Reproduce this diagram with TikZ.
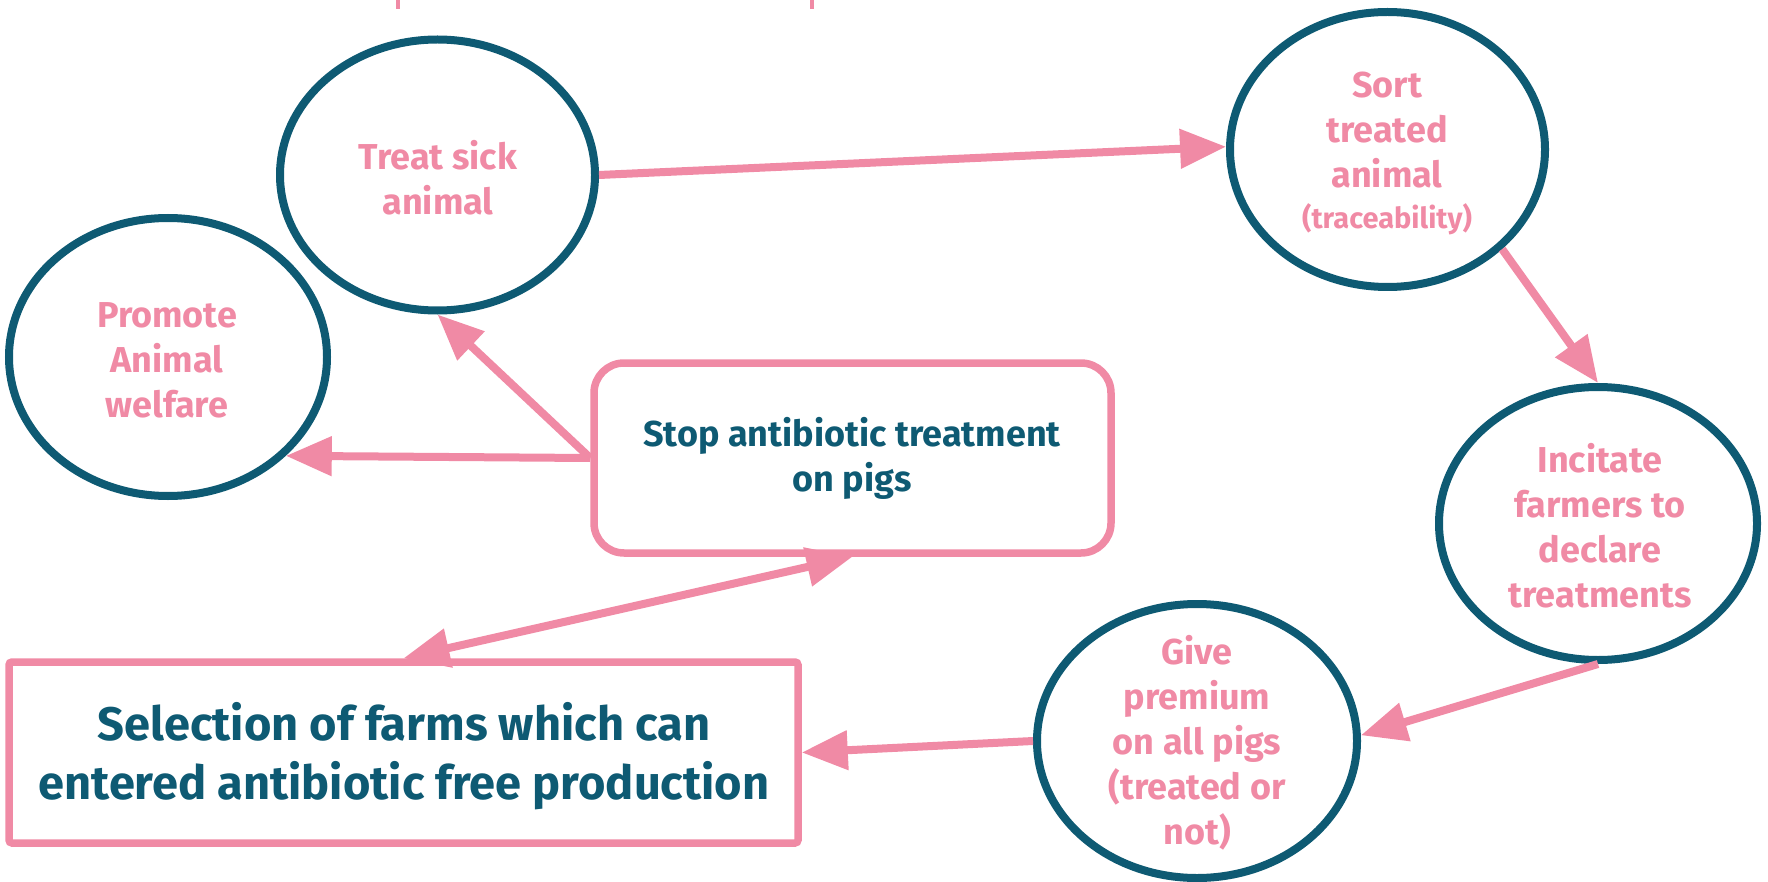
\documentclass[tikz,border=0pt]{standalone}
\usepackage{fontspec}
\setmainfont{Fira Sans}
\usetikzlibrary{shapes.geometric,arrows.meta}
\definecolor{teal}{HTML}{0E5A73}
\definecolor{rose}{HTML}{F08AA5}
\tikzset{
  ell/.style={ellipse,draw=teal,line width=8pt,inner sep=0pt},
  etext/.style={text=rose,font=\bfseries\fontsize{36}{45}\selectfont,align=center,inner sep=0pt},
  btext/.style={text=teal,font=\bfseries\fontsize{36}{45}\selectfont,align=center,inner sep=0pt},
  stopbox/.style={rectangle,draw=rose,line width=7.5pt,rounded corners=30pt,inner sep=0pt},
  selbox/.style={rectangle,draw=rose,line width=7.5pt,rounded corners=3pt,inner sep=0pt},
  conn/.style={draw=rose,line width=8pt,-{Triangle[length=46pt,width=38pt]}},
  tick/.style={draw=rose,line width=4.3pt}
}
\begin{document}
\begin{tikzpicture}[x=1pt,y=-1pt]
\useasboundingbox (0,0) rectangle (1768,882);
% top ticks
\coordinate (t1a) at (398,0); \coordinate (t1b) at (398,9);
\coordinate (t2a) at (812,0); \coordinate (t2b) at (812,9);
\draw[tick] (t1a) -- (t1b);
\draw[tick] (t2a) -- (t2b);
% ellipses
\node[ell,minimum width=315pt,minimum height=271pt] (treat) at (437.5,175) {};
\node[etext] (treattxt) at (438,178) {Treat sick\\animal};
\node[ell,minimum width=315pt,minimum height=275pt] (sort) at (1387.5,149.5) {};
\node[etext] (sorttxt) at (1387,153) {Sort\\treated\\animal\\[-4pt]{\fontsize{29}{36}\selectfont(traceability)}};
\node[ell,minimum width=318pt,minimum height=278pt] (promote) at (168,357) {};
\node[etext] (promotetxt) at (167,360) {Promote\\Animal\\welfare};
\node[ell,minimum width=318pt,minimum height=273pt] (incitate) at (1598,523.5) {};
\node[etext] (incitatetxt) at (1600,526) {Incitate\\farmers to\\declare\\treatments};
\node[ell,minimum width=320pt,minimum height=274pt] (give) at (1197,741) {};
\node[etext] (givetxt) at (1197,743) {Give\\premium\\on all pigs\\(treated or\\not)};
% boxes
\node[stopbox,minimum width=517pt,minimum height=190pt] (stop) at (852.5,458) {};
\node[btext] (stoptxt) at (852,458) {Stop antibiotic treatment\\on pigs};
\node[selbox,minimum width=789pt,minimum height=181pt] (sel) at (403.5,752.5) {};
\node[btext,font=\bfseries\fontsize{47}{59}\selectfont] (seltxt) at (404,756) {Selection of farms which can\\entered antibiotic free production};
% connectors
\draw[conn] (treat.east) -- (sort.179);
\draw[conn] (sort.-41) -- (incitate.north);
\draw[conn] (incitate.south) -- (give.2);
\draw[conn] (give.west) -- (sel.east);
\draw[conn] (stop.west) -- (treat.south);
\draw[conn] (stop.west) -- (promote.-40);
\draw[conn,{Triangle[length=46pt,width=38pt]}-{Triangle[length=46pt,width=38pt]}] (sel.north) -- (stop.south);
\end{tikzpicture}
\end{document}
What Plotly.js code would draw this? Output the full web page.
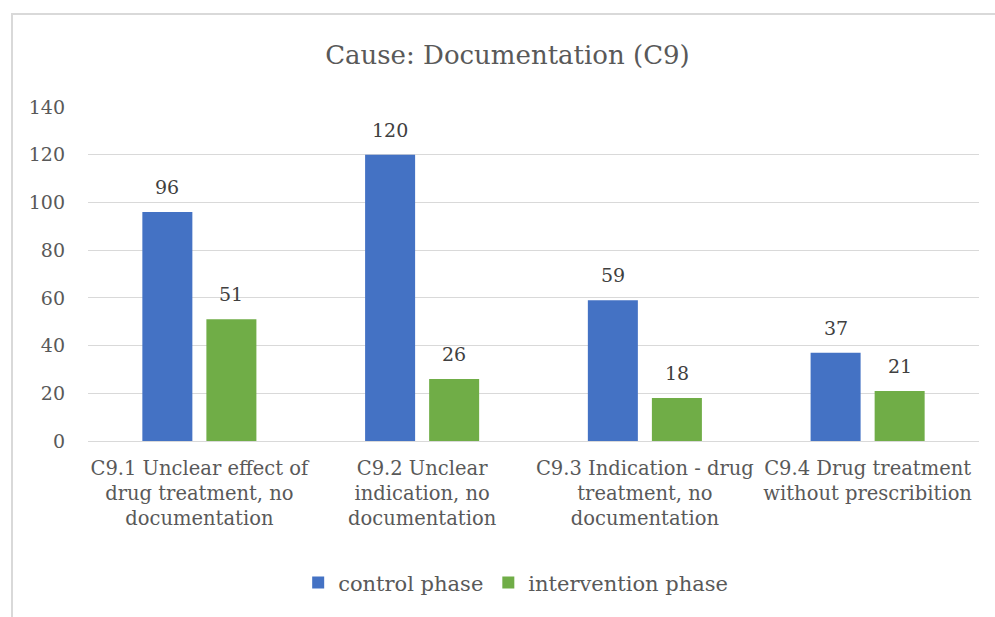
<!DOCTYPE html>
<html>
<head>
<meta charset="utf-8">
<script src="https://cdn.plot.ly/plotly-3.0.1.min.js"></script>
<style>
html,body{margin:0;padding:0;background:#fff;}
#chart{width:995px;height:617px;}
#frame{position:absolute;left:11px;top:13px;width:1000px;height:700px;border:2px solid #d9d9d9;pointer-events:none;}
</style>
</head>
<body>
<div id="chart"></div>
<div id="frame"></div>
<script>
const categories = [
  "C9.1 Unclear effect of<br>drug treatment, no<br>documentation",
  "C9.2 Unclear<br>indication, no<br>documentation",
  "C9.3 Indication - drug<br>treatment, no<br>documentation",
  "C9.4 Drug treatment<br>without prescribition"
];
const controlPhase = [96, 120, 59, 37];
const interventionPhase = [51, 26, 18, 21];
const seriesNames = ["control phase", "intervention phase"];
const yTicks = [0, 20, 40, 60, 80, 100, 120, 140];

const FONT = "DejaVu Serif, Liberation Serif, serif";
const blue = "#4472C4", green = "#70AD47";

const traces = [
  {type: "bar", name: seriesNames[0], x: categories, y: controlPhase, marker: {color: blue}, hoverinfo: "none"},
  {type: "bar", name: seriesNames[1], x: categories, y: interventionPhase, marker: {color: green}, hoverinfo: "none"}
];

const annotations = [];
[[controlPhase, -32], [interventionPhase, 32]].forEach(([vals, dx]) => {
  vals.forEach((v, i) => {
    annotations.push({
      x: categories[i], y: v, xref: "x", yref: "y", text: String(v),
      showarrow: false, xshift: dx, yanchor: "bottom", yshift: 12,
      font: {family: FONT, size: 19, color: "#404040"}
    });
  });
});

const layout = {
  width: 995, height: 617,
  margin: {l: 88, r: 16, t: 107, b: 176},
  paper_bgcolor: "#fff", plot_bgcolor: "#fff",
  font: {family: FONT, size: 19, color: "#595959"},
  title: {text: "Cause: Documentation (C9)", font: {family: FONT, size: 26, color: "#595959"},
          x: 0.51, xanchor: "center", y: 0.911, yref: "container", yanchor: "middle"},
  barmode: "group", bargap: 0.425, bargroupgap: 0.219,
  xaxis: {type: "category", showgrid: false, showline: false, ticks: "", zeroline: false,
          tickfont: {family: FONT, size: 19.5, color: "#595959"}, ticklabelstandoff: 13},
  yaxis: {range: [0, 140], tickvals: yTicks, showgrid: true, gridcolor: "#d9d9d9", gridwidth: 1,
          zeroline: true, zerolinecolor: "#d9d9d9", zerolinewidth: 1, showline: false, ticks: "",
          tickfont: {family: FONT, size: 19, color: "#595959"}, ticklabelstandoff: 22},
  showlegend: true,
  legend: {orientation: "h", x: 0.48, xanchor: "center", y: -0.425, yanchor: "middle",
           font: {family: FONT, size: 21, color: "#595959"}, itemwidth: 30, tracegroupgap: 0},
  annotations: annotations
};

Plotly.newPlot("chart", traces, layout, {staticPlot: true, displayModeBar: false});
</script>
</body>
</html>
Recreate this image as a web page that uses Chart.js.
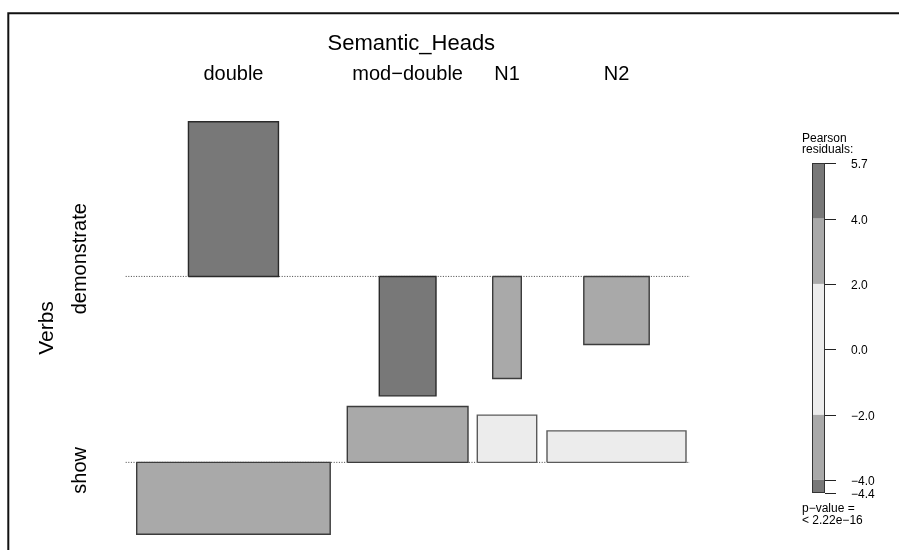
<!DOCTYPE html>
<html>
<head>
<meta charset="utf-8">
<title>Association plot: Verbs by Semantic_Heads</title>
<script src="https://cdn.jsdelivr.net/npm/chart.js@4.4.1/dist/chart.umd.min.js"></script>
<style>
  html, body { margin: 0; padding: 0; background: #fff; }
  #assoc-chart { display: block; }
</style>
</head>
<body>
<canvas id="assoc-chart" width="899" height="550"></canvas>
<script>
// values
const semanticHeads = ['double', 'mod\u2212double', 'N1', 'N2'];
const verbs = ['demonstrate', 'show'];

// Pearson residuals (signed bar heights)
const residualsDemonstrate = [5.70, -4.40, -3.76, -2.51];
const residualsShow = [-2.65, 2.06, 1.74, 1.16];

// bar widths, proportional to sqrt(expected count)
const widthsDemonstrate = [9.00, 5.67, 2.86, 6.54];
const widthsShow = [19.35, 12.07, 5.94, 13.90];

// legend
const legendTicks = [5.7, 4.0, 2.0, 0.0, -2.0, -4.0, -4.4];
const shadingLevels = [2, 4];
const pValueLines = ['p\u2212value =', '< 2.22e\u221216'];

// layout (units of the x / y scales)
const colGaps = [1.71, 0.93, 1.03];
const rowGap = 0.39;

const FONT = '"Liberation Sans", Arial, Helvetica, sans-serif';
const minus = s => s.replace('-', '\u2212');

const residuals = [residualsDemonstrate, residualsShow];
const widths = [widthsDemonstrate, widthsShow];

// column centres from the widest cell of every column
const colWidths = semanticHeads.map((_, j) => Math.max(widthsDemonstrate[j], widthsShow[j]));
const colCenters = [];
let cursor = 0;
colWidths.forEach((w, j) => {
    colCenters.push(cursor + w / 2);
    cursor += w + (j < colGaps.length ? colGaps[j] : 0);
});
const totalWidth = cursor;

// row baselines, stacked downwards
const rowMax = residuals.map(r => Math.max(0, ...r));
const rowMin = residuals.map(r => Math.min(0, ...r));
const rowBases = [0];
for (let i = 1; i < verbs.length; i++) {
    rowBases.push(rowBases[i - 1] + rowMin[i - 1] - rowGap - rowMax[i]);
}
const yMax = rowMax[0];
const yMin = rowBases[verbs.length - 1] + rowMin[verbs.length - 1];

function shadeFill(r) {
    const a = Math.abs(r);
    if (a > shadingLevels[1]) return '#787878';
    if (a > shadingLevels[0]) return '#a9a9a9';
    return '#ececec';
}
function shadeBorder(r) {
    const a = Math.abs(r);
    if (a > shadingLevels[1]) return '#2a2a2a';
    if (a > shadingLevels[0]) return '#3c3c3c';
    return '#5a5a5a';
}

const datasets = [];

// one closed rectangle per cell
verbs.forEach((verb, i) => {
    semanticHeads.forEach((head, j) => {
        const r = residuals[i][j];
        const w = widths[i][j];
        const base = rowBases[i];
        const x0 = colCenters[j] - w / 2;
        const x1 = colCenters[j] + w / 2;
        datasets.push({
            label: verb + ' / ' + head,
            data: [
                { x: x0, y: base },
                { x: x0, y: base + r },
                { x: x1, y: base + r },
                { x: x1, y: base },
                { x: x0, y: base }
            ],
            fill: 'shape',
            backgroundColor: shadeFill(r),
            borderColor: shadeBorder(r),
            borderWidth: 1.4,
            borderJoinStyle: 'miter',
            pointRadius: 0,
            tension: 0,
            clip: false,
            order: 0
        });
    });
});

// dotted baselines behind the bars
rowBases.forEach((base, i) => {
    datasets.push({
        label: verbs[i] + ' baseline',
        data: [{ x: -1.1, y: base }, { x: totalWidth + 0.4, y: base }],
        fill: false,
        borderColor: '#444444',
        borderWidth: 1,
        borderDash: [1, 1.6],
        pointRadius: 0,
        clip: false,
        order: 10
    });
});

// labels, shading legend and frame
const decorPlugin = {
    id: 'assocDecor',
    afterDraw(chart) {
        const ctx = chart.ctx;
        const xs = chart.scales.x;
        const ys = chart.scales.y;
        const area = chart.chartArea;
        ctx.save();

        // frame
        ctx.strokeStyle = '#111';
        ctx.lineWidth = 2;
        ctx.beginPath();
        ctx.moveTo(8.3, chart.height);
        ctx.lineTo(8.3, 13.3);
        ctx.lineTo(chart.width, 13.3);
        ctx.stroke();

        ctx.fillStyle = '#000';
        ctx.textBaseline = 'alphabetic';

        // top variable name and levels
        ctx.textAlign = 'center';
        ctx.font = '22px ' + FONT;
        ctx.fillText('Semantic_Heads', (area.left + area.right) / 2, 50);
        ctx.font = '20px ' + FONT;
        semanticHeads.forEach((head, j) => {
            ctx.fillText(head, xs.getPixelForValue(colCenters[j]), 80);
        });

        // left variable name and levels (rotated)
        const rotated = (text, x, y) => {
            ctx.save();
            ctx.translate(x, y);
            ctx.rotate(-Math.PI / 2);
            ctx.fillText(text, 0, 0);
            ctx.restore();
        };
        ctx.font = '21px ' + FONT;
        rotated('Verbs', 53, (area.top + area.bottom) / 2);
        ctx.font = '20px ' + FONT;
        verbs.forEach((verb, i) => {
            const mid = rowBases[i] + (rowMax[i] + rowMin[i]) / 2;
            rotated(verb, 86, ys.getPixelForValue(mid));
        });

        // shading legend
        const lgTop = 163, lgBottom = 493, lgLeft = 812, lgRight = 825;
        const lgMax = Math.max(...legendTicks), lgMin = Math.min(...legendTicks);
        const lgY = v => lgTop + (lgMax - v) / (lgMax - lgMin) * (lgBottom - lgTop);
        const bands = [lgMin, -shadingLevels[1], -shadingLevels[0], shadingLevels[0], shadingLevels[1], lgMax];
        for (let k = 0; k < bands.length - 1; k++) {
            const mid = (bands[k] + bands[k + 1]) / 2;
            ctx.fillStyle = shadeFill(mid);
            ctx.fillRect(lgLeft, lgY(bands[k + 1]), lgRight - lgLeft, lgY(bands[k]) - lgY(bands[k + 1]));
        }
        ctx.strokeStyle = '#333';
        ctx.lineWidth = 1;
        ctx.strokeRect(lgLeft + 0.5, lgTop + 0.5, lgRight - lgLeft - 1, lgBottom - lgTop - 1);

        ctx.textAlign = 'left';
        ctx.font = '12px ' + FONT;
        ctx.fillStyle = '#000';
        ctx.fillText('Pearson', 802, 142);
        ctx.fillText('residuals:', 802, 153);

        ctx.strokeStyle = '#222';
        ctx.textBaseline = 'middle';
        legendTicks.forEach(v => {
            const y = Math.round(lgY(v)) + 0.5;
            ctx.beginPath();
            ctx.moveTo(lgRight, y);
            ctx.lineTo(836, y);
            ctx.stroke();
            ctx.fillText(minus(v.toFixed(1)), 851, y + 1);
        });

        ctx.textBaseline = 'alphabetic';
        ctx.fillText(pValueLines[0], 802, 512);
        ctx.fillText(pValueLines[1], 802, 524);

        ctx.restore();
    }
};

new Chart(document.getElementById('assoc-chart'), {
    type: 'line',
    data: { datasets: datasets },
    options: {
        responsive: false,
        animation: false,
        devicePixelRatio: 1,
        layout: {
            padding: { left: 136.7, right: 899 - 686, top: 121.7, bottom: 550 - 534.3 }
        },
        scales: {
            x: { type: 'linear', display: false, min: 0, max: totalWidth },
            y: { type: 'linear', display: false, min: yMin, max: yMax }
        },
        plugins: {
            legend: { display: false },
            tooltip: { enabled: false }
        }
    },
    plugins: [decorPlugin]
});
</script>
</body>
</html>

→ REQUIRED WORK: Return the material from the line containing "Recreate this image" through the line containing "const widthsShow = [19.35, 12.07, 5.94, 13.90];", exactly and in full, but without its pictures.

→ OUTPUT OF THE EXERCISE:
Recreate this image as a web page that uses Chart.js.
<!DOCTYPE html>
<html>
<head>
<meta charset="utf-8">
<title>Association plot: Verbs by Semantic_Heads</title>
<script src="https://cdn.jsdelivr.net/npm/chart.js@4.4.1/dist/chart.umd.min.js"></script>
<style>
  html, body { margin: 0; padding: 0; background: #fff; }
  #assoc-chart { display: block; }
</style>
</head>
<body>
<canvas id="assoc-chart" width="899" height="550"></canvas>
<script>
// values
const semanticHeads = ['double', 'mod\u2212double', 'N1', 'N2'];
const verbs = ['demonstrate', 'show'];

// Pearson residuals (signed bar heights)
const residualsDemonstrate = [5.70, -4.40, -3.76, -2.51];
const residualsShow = [-2.65, 2.06, 1.74, 1.16];

// bar widths, proportional to sqrt(expected count)
const widthsDemonstrate = [9.00, 5.67, 2.86, 6.54];
const widthsShow = [19.35, 12.07, 5.94, 13.90];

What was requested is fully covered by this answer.